Majida is tormented about what the police did after she went to them, “What kind of person would go to the police if they think their son will get 12 years in prison? 


“Nobody wants to do that. I did not want that.” 

The men had denied charges of terror related offences but changed the plea to guilty before a jury was sworn in to hear the case in July. 

Majida compared her son’s sentence with the two years handed down to English Defence League supporter and British soldier convicted of bomb-making last month. 

“My son is not a terrorist, he didn’t make bombs, he didn’t kill anyone.” 
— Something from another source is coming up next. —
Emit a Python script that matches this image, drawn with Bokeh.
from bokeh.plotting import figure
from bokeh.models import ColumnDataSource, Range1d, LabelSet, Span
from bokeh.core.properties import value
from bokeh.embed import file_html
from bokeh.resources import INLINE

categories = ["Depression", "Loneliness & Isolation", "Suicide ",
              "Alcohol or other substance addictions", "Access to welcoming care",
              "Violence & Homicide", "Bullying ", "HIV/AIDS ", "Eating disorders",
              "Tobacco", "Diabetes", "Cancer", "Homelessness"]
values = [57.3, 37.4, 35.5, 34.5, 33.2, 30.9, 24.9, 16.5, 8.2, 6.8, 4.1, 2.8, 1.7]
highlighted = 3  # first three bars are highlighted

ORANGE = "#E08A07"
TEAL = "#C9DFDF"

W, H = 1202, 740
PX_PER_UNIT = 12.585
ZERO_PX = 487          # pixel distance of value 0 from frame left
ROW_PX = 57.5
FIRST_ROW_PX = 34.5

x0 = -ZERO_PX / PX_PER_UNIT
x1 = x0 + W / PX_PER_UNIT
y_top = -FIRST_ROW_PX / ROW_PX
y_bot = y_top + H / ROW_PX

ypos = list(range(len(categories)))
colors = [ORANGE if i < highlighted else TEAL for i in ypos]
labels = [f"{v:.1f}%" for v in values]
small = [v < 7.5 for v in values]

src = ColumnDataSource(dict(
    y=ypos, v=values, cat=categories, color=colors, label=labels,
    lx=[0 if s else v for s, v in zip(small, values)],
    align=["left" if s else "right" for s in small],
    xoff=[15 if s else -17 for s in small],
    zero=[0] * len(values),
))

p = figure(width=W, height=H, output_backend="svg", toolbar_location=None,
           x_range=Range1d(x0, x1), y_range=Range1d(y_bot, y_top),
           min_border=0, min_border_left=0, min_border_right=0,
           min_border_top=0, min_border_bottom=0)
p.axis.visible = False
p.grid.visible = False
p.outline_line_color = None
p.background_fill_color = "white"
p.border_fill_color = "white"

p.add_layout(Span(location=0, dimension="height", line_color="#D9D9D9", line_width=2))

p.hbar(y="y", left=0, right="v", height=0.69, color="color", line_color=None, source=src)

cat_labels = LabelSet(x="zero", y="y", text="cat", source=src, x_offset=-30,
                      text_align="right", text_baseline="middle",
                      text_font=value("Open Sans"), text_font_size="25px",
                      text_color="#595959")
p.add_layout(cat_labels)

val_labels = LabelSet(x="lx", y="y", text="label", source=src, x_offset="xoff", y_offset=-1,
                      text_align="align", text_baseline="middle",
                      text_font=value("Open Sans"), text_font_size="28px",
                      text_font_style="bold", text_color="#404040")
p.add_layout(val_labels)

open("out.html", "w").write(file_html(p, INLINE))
She said, “He tried to help. He did a stupid thing and when he realised this he wanted to come home.” 

The court heard that the men wanted to support the Free Syrian Army in the struggle against the Assad regime. 

They left after a number of weeks because they didn’t want to get involved with Islamic State forces. 

The evidence included comments posted on Facebook about the weather in Syria and fighting jihad, and photos of themselves with toy and real guns. 

The judge described the men as “fundamentalists” but Majida dismissed claims that the men were religious extremists. 

She pointed out that they knew so little they bought the books Islam for dummies and The Koran for Dummies before the trip. 

This case has resulted in the most severe sentences being given to young Muslims arrested after returning from Syria. 

It is part of the government’s ramping up their 

anti-terror campaign which has seen Muslims disproportionately targeted. 

Yusuf’s family says they will appeal.